[WHAT IS REQUIRED] Without including the pictures, copy out every line below.

[DATA LINES]
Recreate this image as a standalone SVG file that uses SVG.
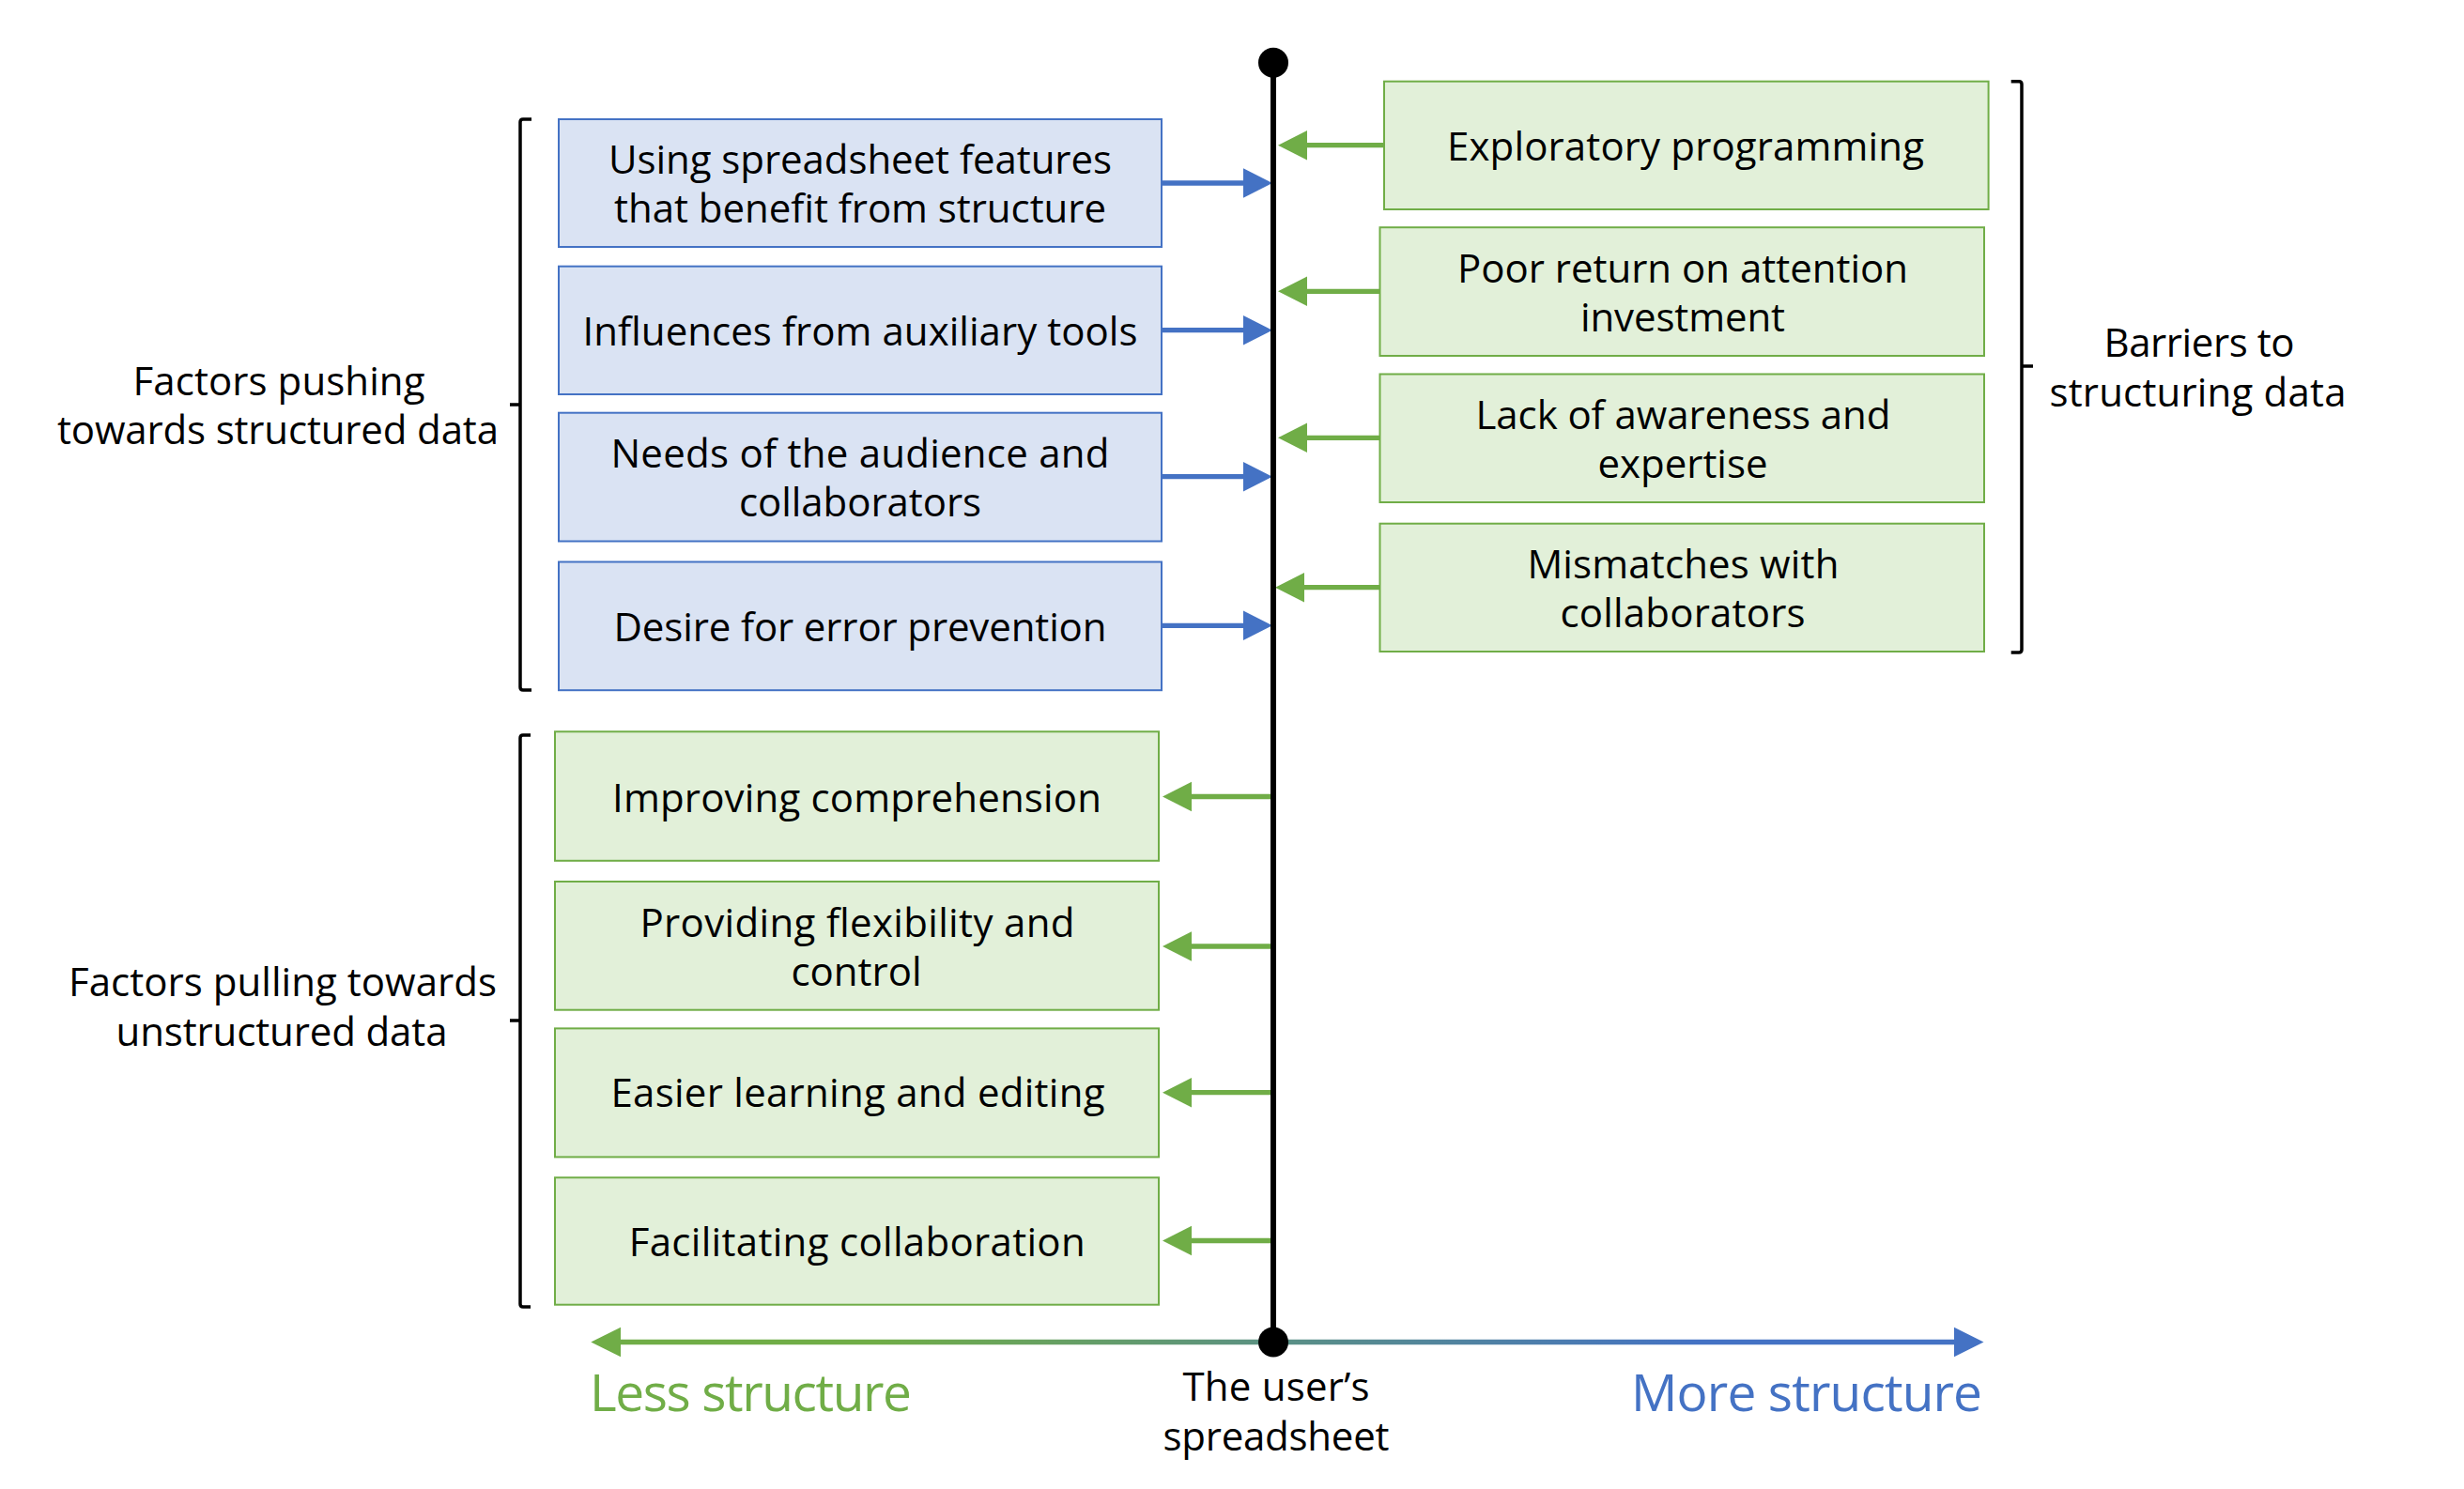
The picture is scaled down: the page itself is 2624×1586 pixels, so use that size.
<svg xmlns="http://www.w3.org/2000/svg" width="2624" height="1586" viewBox="0 0 2624 1586">
<style>
text{font-family:"Open Sans","Noto Sans","Liberation Sans",sans-serif;font-size:42px;fill:#000;text-anchor:middle}
.bb{fill:#DAE3F3;stroke:#4472C4;stroke-width:2}
.gb{fill:#E2F0D9;stroke:#70AD47;stroke-width:2}
.ca{stroke:#4472C4;stroke-width:5.3;fill:none}
.cg{stroke:#70AD47;stroke-width:5.3;fill:none}
.br{fill:none;stroke:#000;stroke-width:3.5;stroke-linejoin:round}
.big{font-size:55px;text-anchor:start}
</style>
<defs>
<marker id="mb" markerUnits="userSpaceOnUse" markerWidth="34" markerHeight="34" viewBox="0 -17 34 34" refX="1" refY="0" orient="auto"><path d="M0,-15.7 L31,0 L0,15.7 z" fill="#4472C4"/></marker>
<marker id="mg" markerUnits="userSpaceOnUse" markerWidth="34" markerHeight="34" viewBox="0 -17 34 34" refX="1" refY="0" orient="auto"><path d="M0,-15.7 L31,0 L0,15.7 z" fill="#70AD47"/></marker>
<linearGradient id="ax" gradientUnits="userSpaceOnUse" x1="640" y1="0" x2="2100" y2="0"><stop offset="0" stop-color="#70AD47"/><stop offset="0.2" stop-color="#70AD47"/><stop offset="0.8" stop-color="#4472C4"/><stop offset="1" stop-color="#4472C4"/></linearGradient>
</defs>
<g id="connectors">
<line class="ca" x1="1237" y1="195" x2="1325" y2="195" marker-end="url(#mb)"/>
<line class="ca" x1="1237" y1="351.7" x2="1325" y2="351.7" marker-end="url(#mb)"/>
<line class="ca" x1="1237" y1="507.7" x2="1325" y2="507.7" marker-end="url(#mb)"/>
<line class="ca" x1="1237" y1="666.3" x2="1325" y2="666.3" marker-end="url(#mb)"/>
<line class="cg" x1="1474" y1="154.7" x2="1391" y2="154.7" marker-end="url(#mg)"/>
<line class="cg" x1="1469.5" y1="310.3" x2="1391" y2="310.3" marker-end="url(#mg)"/>
<line class="cg" x1="1469.5" y1="466.3" x2="1391" y2="466.3" marker-end="url(#mg)"/>
<line class="cg" x1="1469.5" y1="625.7" x2="1388" y2="625.7" marker-end="url(#mg)"/>
<line class="cg" x1="1354" y1="848.5" x2="1268" y2="848.5" marker-end="url(#mg)"/>
<line class="cg" x1="1354" y1="1008" x2="1268" y2="1008" marker-end="url(#mg)"/>
<line class="cg" x1="1354" y1="1163.7" x2="1268" y2="1163.7" marker-end="url(#mg)"/>
<line class="cg" x1="1354" y1="1321.5" x2="1268" y2="1321.5" marker-end="url(#mg)"/>
</g>
<g id="axis">
<line x1="1356" y1="66.7" x2="1356" y2="1429.5" stroke="#000" stroke-width="6"/>
<line x1="658" y1="1429.5" x2="2084" y2="1429.5" stroke="url(#ax)" stroke-width="5.3"/>
<polygon points="629.3,1429.5 661,1413.8 661,1445.2" fill="#70AD47"/>
<polygon points="2112.5,1429.5 2081,1413.8 2081,1445.2" fill="#4472C4"/>
<circle cx="1356" cy="66.7" r="16" fill="#000"/>
<circle cx="1356" cy="1429.5" r="16" fill="#000"/>
</g>
<g id="n-features"><rect class="bb" x="595" y="127" width="642" height="136"/><text><tspan x="916" y="185" textLength="536">Using spreadsheet features</tspan><tspan x="916" y="237" textLength="524">that benefit from structure</tspan></text></g>
<g id="n-auxiliary"><rect class="bb" x="595" y="283.7" width="642" height="136.3"/><text x="916" y="368" textLength="591">Influences from auxiliary tools</text></g>
<g id="n-audience"><rect class="bb" x="595" y="439.7" width="642" height="136.8"/><text><tspan x="916" y="498" textLength="531">Needs of the audience and</tspan><tspan x="916" y="550" textLength="258">collaborators</tspan></text></g>
<g id="n-error"><rect class="bb" x="595" y="598.5" width="642" height="136.7"/><text x="916" y="683" textLength="525">Desire for error prevention</text></g>
<g id="n-exploratory"><rect class="gb" x="1474" y="86.7" width="643.6" height="136.3"/><text x="1795" y="171" textLength="508">Exploratory programming</text></g>
<g id="n-return"><rect class="gb" x="1469.5" y="242.2" width="643.5" height="136.8"/><text><tspan x="1792" y="301" textLength="480">Poor return on attention</tspan><tspan x="1792" y="353" textLength="218">investment</tspan></text></g>
<g id="n-awareness"><rect class="gb" x="1469.5" y="398.5" width="643.5" height="136.5"/><text><tspan x="1792.5" y="457" textLength="442">Lack of awareness and</tspan><tspan x="1792" y="509" textLength="181">expertise</tspan></text></g>
<g id="n-mismatch"><rect class="gb" x="1469.5" y="557.7" width="643.5" height="136.3"/><text><tspan x="1792.4" y="616" textLength="332">Mismatches with</tspan><tspan x="1792" y="668" textLength="261">collaborators</tspan></text></g>
<g id="n-comprehension"><rect class="gb" x="591" y="779.3" width="643" height="137.5"/><text x="912.5" y="865" textLength="521">Improving comprehension</text></g>
<g id="n-flexibility"><rect class="gb" x="591" y="939" width="643" height="136.7"/><text><tspan x="913" y="998" textLength="463">Providing flexibility and</tspan><tspan x="912" y="1050" textLength="139">control</tspan></text></g>
<g id="n-learning"><rect class="gb" x="591" y="1095.4" width="643" height="137"/><text x="913.5" y="1179" textLength="526">Easier learning and editing</text></g>
<g id="n-collaboration"><rect class="gb" x="591" y="1254.3" width="643" height="135.4"/><text x="912.7" y="1338" textLength="486">Facilitating collaboration</text></g>
<g id="brackets">
<path class="br" d="M566,127 L557,127 Q554,127 554,130 L554,732 Q554,735 557,735 L566,735 M554,431 L543,431"/>
<path class="br" d="M565,783 L557,783 Q554,783 554,786 L554,1389 Q554,1392 557,1392 L565,1392 M554,1087 L543,1087"/>
<path class="br" d="M2141.7,86.7 L2150,86.7 Q2153,86.7 2153,89.7 L2153,692 Q2153,695 2150,695 L2141.7,695 M2153,390 L2165,390"/>
</g>
<g id="labels">
<text><tspan x="297" y="421" textLength="311">Factors pushing</tspan><tspan x="296" y="473" textLength="470">towards structured data</tspan></text>
<text><tspan x="301" y="1061" textLength="456">Factors pulling towards</tspan><tspan x="300" y="1114" textLength="353">unstructured data</tspan></text>
<text><tspan x="2342" y="380" textLength="203">Barriers to</tspan><tspan x="2340.5" y="432.6" textLength="316">structuring data</tspan></text>
<text><tspan x="1359" y="1492.3" textLength="199">The user’s</tspan><tspan x="1359" y="1544.5" textLength="241">spreadsheet</tspan></text>
<text class="big" x="628" y="1503" textLength="343" style="fill:#70AD47">Less structure</text>
<text class="big" x="1737" y="1503" textLength="374" style="fill:#4472C4">More structure</text>
</g>
</svg>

[PROBLEM SOLUTION]
Recreate this image as a standalone SVG file that uses SVG.
The picture is scaled down: the page itself is 2624×1586 pixels, so use that size.
<svg xmlns="http://www.w3.org/2000/svg" width="2624" height="1586" viewBox="0 0 2624 1586">
<style>
text{font-family:"Open Sans","Noto Sans","Liberation Sans",sans-serif;font-size:42px;fill:#000;text-anchor:middle}
.bb{fill:#DAE3F3;stroke:#4472C4;stroke-width:2}
.gb{fill:#E2F0D9;stroke:#70AD47;stroke-width:2}
.ca{stroke:#4472C4;stroke-width:5.3;fill:none}
.cg{stroke:#70AD47;stroke-width:5.3;fill:none}
.br{fill:none;stroke:#000;stroke-width:3.5;stroke-linejoin:round}
.big{font-size:55px;text-anchor:start}
</style>
<defs>
<marker id="mb" markerUnits="userSpaceOnUse" markerWidth="34" markerHeight="34" viewBox="0 -17 34 34" refX="1" refY="0" orient="auto"><path d="M0,-15.7 L31,0 L0,15.7 z" fill="#4472C4"/></marker>
<marker id="mg" markerUnits="userSpaceOnUse" markerWidth="34" markerHeight="34" viewBox="0 -17 34 34" refX="1" refY="0" orient="auto"><path d="M0,-15.7 L31,0 L0,15.7 z" fill="#70AD47"/></marker>
<linearGradient id="ax" gradientUnits="userSpaceOnUse" x1="640" y1="0" x2="2100" y2="0"><stop offset="0" stop-color="#70AD47"/><stop offset="0.2" stop-color="#70AD47"/><stop offset="0.8" stop-color="#4472C4"/><stop offset="1" stop-color="#4472C4"/></linearGradient>
</defs>
<g id="connectors">
<line class="ca" x1="1237" y1="195" x2="1325" y2="195" marker-end="url(#mb)"/>
<line class="ca" x1="1237" y1="351.7" x2="1325" y2="351.7" marker-end="url(#mb)"/>
<line class="ca" x1="1237" y1="507.7" x2="1325" y2="507.7" marker-end="url(#mb)"/>
<line class="ca" x1="1237" y1="666.3" x2="1325" y2="666.3" marker-end="url(#mb)"/>
<line class="cg" x1="1474" y1="154.7" x2="1391" y2="154.7" marker-end="url(#mg)"/>
<line class="cg" x1="1469.5" y1="310.3" x2="1391" y2="310.3" marker-end="url(#mg)"/>
<line class="cg" x1="1469.5" y1="466.3" x2="1391" y2="466.3" marker-end="url(#mg)"/>
<line class="cg" x1="1469.5" y1="625.7" x2="1388" y2="625.7" marker-end="url(#mg)"/>
<line class="cg" x1="1354" y1="848.5" x2="1268" y2="848.5" marker-end="url(#mg)"/>
<line class="cg" x1="1354" y1="1008" x2="1268" y2="1008" marker-end="url(#mg)"/>
<line class="cg" x1="1354" y1="1163.7" x2="1268" y2="1163.7" marker-end="url(#mg)"/>
<line class="cg" x1="1354" y1="1321.5" x2="1268" y2="1321.5" marker-end="url(#mg)"/>
</g>
<g id="axis">
<line x1="1356" y1="66.7" x2="1356" y2="1429.5" stroke="#000" stroke-width="6"/>
<line x1="658" y1="1429.5" x2="2084" y2="1429.5" stroke="url(#ax)" stroke-width="5.3"/>
<polygon points="629.3,1429.5 661,1413.8 661,1445.2" fill="#70AD47"/>
<polygon points="2112.5,1429.5 2081,1413.8 2081,1445.2" fill="#4472C4"/>
<circle cx="1356" cy="66.7" r="16" fill="#000"/>
<circle cx="1356" cy="1429.5" r="16" fill="#000"/>
</g>
<g id="n-features"><rect class="bb" x="595" y="127" width="642" height="136"/><text><tspan x="916" y="185" textLength="536">Using spreadsheet features</tspan><tspan x="916" y="237" textLength="524">that benefit from structure</tspan></text></g>
<g id="n-auxiliary"><rect class="bb" x="595" y="283.7" width="642" height="136.3"/><text x="916" y="368" textLength="591">Influences from auxiliary tools</text></g>
<g id="n-audience"><rect class="bb" x="595" y="439.7" width="642" height="136.8"/><text><tspan x="916" y="498" textLength="531">Needs of the audience and</tspan><tspan x="916" y="550" textLength="258">collaborators</tspan></text></g>
<g id="n-error"><rect class="bb" x="595" y="598.5" width="642" height="136.7"/><text x="916" y="683" textLength="525">Desire for error prevention</text></g>
<g id="n-exploratory"><rect class="gb" x="1474" y="86.7" width="643.6" height="136.3"/><text x="1795" y="171" textLength="508">Exploratory programming</text></g>
<g id="n-return"><rect class="gb" x="1469.5" y="242.2" width="643.5" height="136.8"/><text><tspan x="1792" y="301" textLength="480">Poor return on attention</tspan><tspan x="1792" y="353" textLength="218">investment</tspan></text></g>
<g id="n-awareness"><rect class="gb" x="1469.5" y="398.5" width="643.5" height="136.5"/><text><tspan x="1792.5" y="457" textLength="442">Lack of awareness and</tspan><tspan x="1792" y="509" textLength="181">expertise</tspan></text></g>
<g id="n-mismatch"><rect class="gb" x="1469.5" y="557.7" width="643.5" height="136.3"/><text><tspan x="1792.4" y="616" textLength="332">Mismatches with</tspan><tspan x="1792" y="668" textLength="261">collaborators</tspan></text></g>
<g id="n-comprehension"><rect class="gb" x="591" y="779.3" width="643" height="137.5"/><text x="912.5" y="865" textLength="521">Improving comprehension</text></g>
<g id="n-flexibility"><rect class="gb" x="591" y="939" width="643" height="136.7"/><text><tspan x="913" y="998" textLength="463">Providing flexibility and</tspan><tspan x="912" y="1050" textLength="139">control</tspan></text></g>
<g id="n-learning"><rect class="gb" x="591" y="1095.4" width="643" height="137"/><text x="913.5" y="1179" textLength="526">Easier learning and editing</text></g>
<g id="n-collaboration"><rect class="gb" x="591" y="1254.3" width="643" height="135.4"/><text x="912.7" y="1338" textLength="486">Facilitating collaboration</text></g>
<g id="brackets">
<path class="br" d="M566,127 L557,127 Q554,127 554,130 L554,732 Q554,735 557,735 L566,735 M554,431 L543,431"/>
<path class="br" d="M565,783 L557,783 Q554,783 554,786 L554,1389 Q554,1392 557,1392 L565,1392 M554,1087 L543,1087"/>
<path class="br" d="M2141.7,86.7 L2150,86.7 Q2153,86.7 2153,89.7 L2153,692 Q2153,695 2150,695 L2141.7,695 M2153,390 L2165,390"/>
</g>
<g id="labels">
<text><tspan x="297" y="421" textLength="311">Factors pushing</tspan><tspan x="296" y="473" textLength="470">towards structured data</tspan></text>
<text><tspan x="301" y="1061" textLength="456">Factors pulling towards</tspan><tspan x="300" y="1114" textLength="353">unstructured data</tspan></text>
<text><tspan x="2342" y="380" textLength="203">Barriers to</tspan><tspan x="2340.5" y="432.6" textLength="316">structuring data</tspan></text>
<text><tspan x="1359" y="1492.3" textLength="199">The user’s</tspan><tspan x="1359" y="1544.5" textLength="241">spreadsheet</tspan></text>
<text class="big" x="628" y="1503" textLength="343" style="fill:#70AD47">Less structure</text>
<text class="big" x="1737" y="1503" textLength="374" style="fill:#4472C4">More structure</text>
</g>
</svg>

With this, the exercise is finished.